Data to process:
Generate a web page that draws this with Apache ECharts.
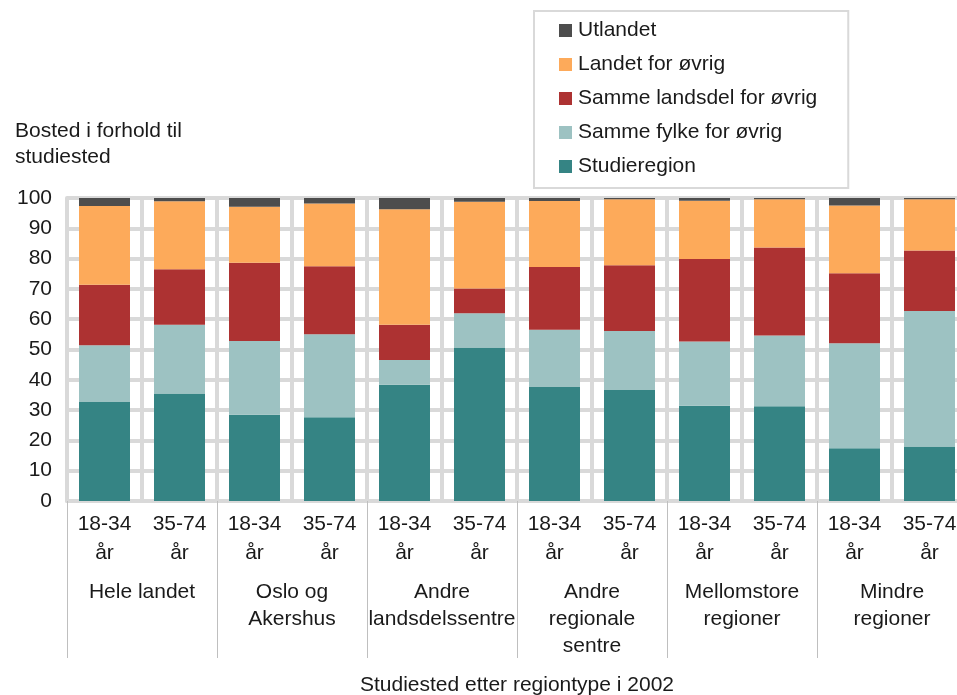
<!DOCTYPE html>
<html>
<head>
<meta charset="utf-8">
<script src="https://cdn.jsdelivr.net/npm/echarts@6/dist/echarts.min.js"></script>
<style>
  html, body { margin: 0; padding: 0; background: #fff; }
  #chart { width: 957px; height: 695px; }
</style>
</head>
<body>
<div id="chart"></div>
<script>
// aldersgrupper (en per søyle) og regiontyper (to søyler hver)
const ageLabels = ['18-34\når', '35-74\når', '18-34\når', '35-74\når', '18-34\når', '35-74\når',
  '18-34\når', '35-74\når', '18-34\når', '35-74\når', '18-34\når', '35-74\når'];
const groupLabels = ['Hele landet', 'Oslo og\nAkershus', 'Andre\nlandsdelssentre',
  'Andre\nregionale\nsentre', 'Mellomstore\nregioner', 'Mindre\nregioner'];
const yTicks = [0, 10, 20, 30, 40, 50, 60, 70, 80, 90, 100];

// andeler i prosent, lest av figuren
const studieregion = [32.7, 35.5, 28.5, 27.6, 38.4, 50.7, 37.6, 36.6, 31.4, 31.3, 17.4, 18.0];
const sammeFylke   = [18.7, 22.7, 24.3, 27.4, 8.1, 11.3, 18.9, 19.5, 21.2, 23.3, 34.7, 44.7];
const sammeLandsdel = [20.0, 18.3, 25.8, 22.5, 11.7, 8.1, 20.7, 21.7, 27.3, 29.1, 23.1, 20.0];
const landetForOvrig = [26.0, 22.4, 18.5, 20.7, 38.1, 28.7, 21.8, 21.8, 19.2, 15.9, 22.3, 16.9];
const utlandet     = [2.6, 1.1, 2.9, 1.8, 3.7, 1.2, 1.0, 0.4, 0.9, 0.4, 2.5, 0.4];

const font = 'Arial, "Liberation Sans", sans-serif';
const fs = 21;
const gridGray = '#d9d9d9';

const chart = echarts.init(document.getElementById('chart'));

const mkSeries = (name, data, color) => ({
  name: name,
  type: 'bar',
  stack: 'tot',
  data: data,
  barCategoryGap: '32%',
  itemStyle: { color: color },
  emphasis: { disabled: true },
});

chart.setOption({
  animation: false,
  textStyle: { fontFamily: font },
  title: {
    text: 'Bosted i forhold til\nstudiested',
    left: 10,
    top: 113,
    textStyle: { fontFamily: font, fontSize: fs, fontWeight: 'normal', color: '#1a1a1a', lineHeight: 26 },
  },
  legend: {
    orient: 'vertical',
    left: 534,
    top: 11,
    padding: [9, 31, 11, 25],
    itemGap: 13,
    itemWidth: 13,
    itemHeight: 13,
    borderColor: gridGray,
    borderWidth: 2,
    icon: 'rect',
    data: ['Utlandet', 'Landet for øvrig', 'Samme landsdel for øvrig', 'Samme fylke for øvrig', 'Studieregion'],
    textStyle: { fontFamily: font, fontSize: fs, color: '#1a1a1a', padding: [0, 0, 0, 1] },
  },
  grid: { left: 67, width: 900, top: 198, bottom: 194, outerBoundsMode: 'none' },
  xAxis: [
    {
      type: 'category',
      data: ageLabels,
      axisLine: { lineStyle: { color: gridGray, width: 4 } },
      axisTick: { show: false },
      splitLine: { show: true, interval: 0, lineStyle: { color: gridGray, width: 4 } },
      axisLabel: {
        interval: 0, margin: 9, fontSize: fs, lineHeight: 29, color: '#1a1a1a', fontFamily: font,
      },
    },
    {
      type: 'category',
      position: 'bottom',
      data: groupLabels,
      axisLine: { show: false },
      axisTick: { show: true, interval: 0, length: 157, lineStyle: { color: '#bfbfbf', width: 1 } },
      axisLabel: {
        interval: 0, margin: 78, fontSize: fs, lineHeight: 27, color: '#1a1a1a', fontFamily: font,
      },
      name: 'Studiested etter regiontype i 2002',
      nameLocation: 'middle',
      nameGap: 174,
      nameMoveOverlap: false,
      nameTextStyle: { fontSize: fs, color: '#1a1a1a', fontFamily: font },
    },
  ],
  yAxis: {
    type: 'value',
    min: yTicks[0],
    max: yTicks[yTicks.length - 1],
    interval: 10,
    axisLine: { show: true, lineStyle: { color: gridGray, width: 4 } },
    axisTick: { show: false },
    splitLine: { lineStyle: { color: gridGray, width: 4 } },
    axisLabel: { margin: 15, fontSize: fs, color: '#1a1a1a', fontFamily: font },
  },
  series: [
    mkSeries('Studieregion', studieregion, '#358484'),
    mkSeries('Samme fylke for øvrig', sammeFylke, '#9dc2c2'),
    mkSeries('Samme landsdel for øvrig', sammeLandsdel, '#ad3232'),
    mkSeries('Landet for øvrig', landetForOvrig, '#fdaa5a'),
    mkSeries('Utlandet', utlandet, '#4d4d4d'),
  ],
});
</script>
</body>
</html>
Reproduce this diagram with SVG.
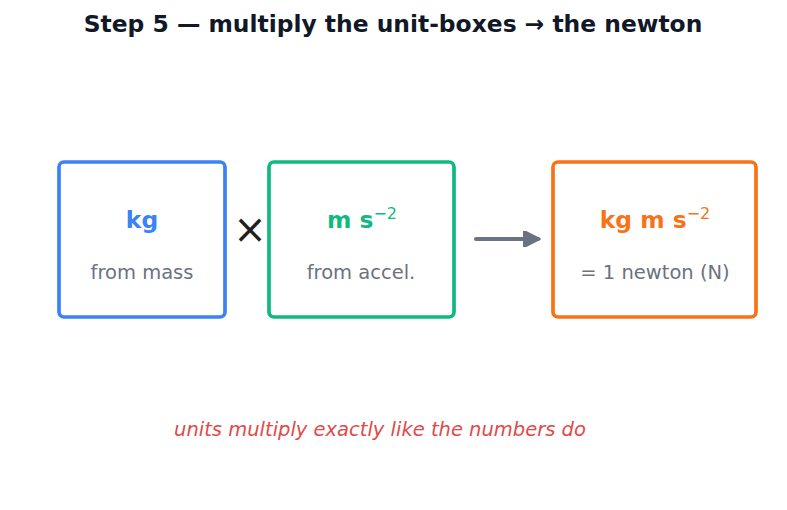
<svg xmlns="http://www.w3.org/2000/svg" width="787" height="510" viewBox="0 0 787 510">
<defs>
<style>
text{font-family:"DejaVu Sans","Liberation Sans",sans-serif;text-anchor:middle}
.title{font-size:23.4px;font-weight:bold;fill:#111827}
.box{fill:#fff;stroke-width:3.7}
.unit{font-size:23.4px;font-weight:bold}
.sup{font-size:16px;font-weight:normal}
.sub{font-size:19.5px;fill:#6b7280}
.note{font-size:19.5px;font-style:italic;fill:#e04a4a}
</style>
<marker id="ah" viewBox="0 0 10 10" refX="9" refY="5" markerWidth="4.5" markerHeight="4" orient="auto" markerUnits="strokeWidth">
<path d="M0,0 L10,5 L0,10 Z" fill="#6b7280" stroke="#6b7280" stroke-linejoin="round" stroke-width="1.5"/>
</marker>
</defs>
<rect width="787" height="510" fill="#fff"/>
<text class="title" x="393" y="32">Step 5 — multiply the unit-boxes → the newton</text>
<g id="mass">
<rect class="box" x="59" y="162" width="166" height="155" rx="5" stroke="#3b82f6"/>
<text class="unit" x="142" y="228" fill="#3b82f6">kg</text>
<text class="sub" x="142" y="279">from mass</text>
</g>
<g id="accel">
<rect class="box" x="269" y="162" width="185" height="155" rx="5" stroke="#10b981"/>
<text class="unit" x="362" y="228" fill="#10b981">m s<tspan class="sup" dy="-9">−2</tspan></text>
<text class="sub" x="361" y="279">from accel.</text>
</g>
<g id="newton">
<rect class="box" x="553" y="162" width="203" height="155" rx="5" stroke="#f97316"/>
<text class="unit" x="655" y="228" fill="#f97316">kg m s<tspan class="sup" dy="-9">−2</tspan></text>
<text class="sub" x="655" y="279">= 1 newton (N)</text>
</g>
<text x="250" y="243" font-size="40" fill="#1f1f1f">×</text>
<g id="connectors">
<line x1="476" y1="239" x2="538" y2="239" stroke="#6b7280" stroke-width="4" stroke-linecap="round" marker-end="url(#ah)"/>
</g>
<text class="note" x="380" y="436">units multiply exactly like the numbers do</text>
</svg>
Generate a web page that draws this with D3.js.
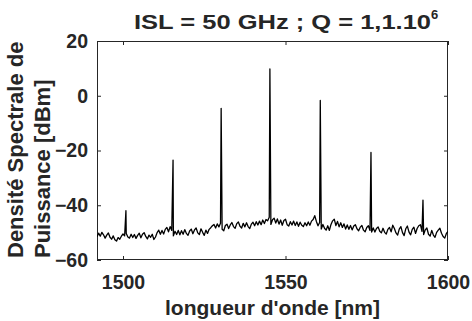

Aim:
Go through the records and copy each line with "page" in it.

Correct result:
Generate a web page that draws this with Apache ECharts.
Generate a web page that draws this with D3.js.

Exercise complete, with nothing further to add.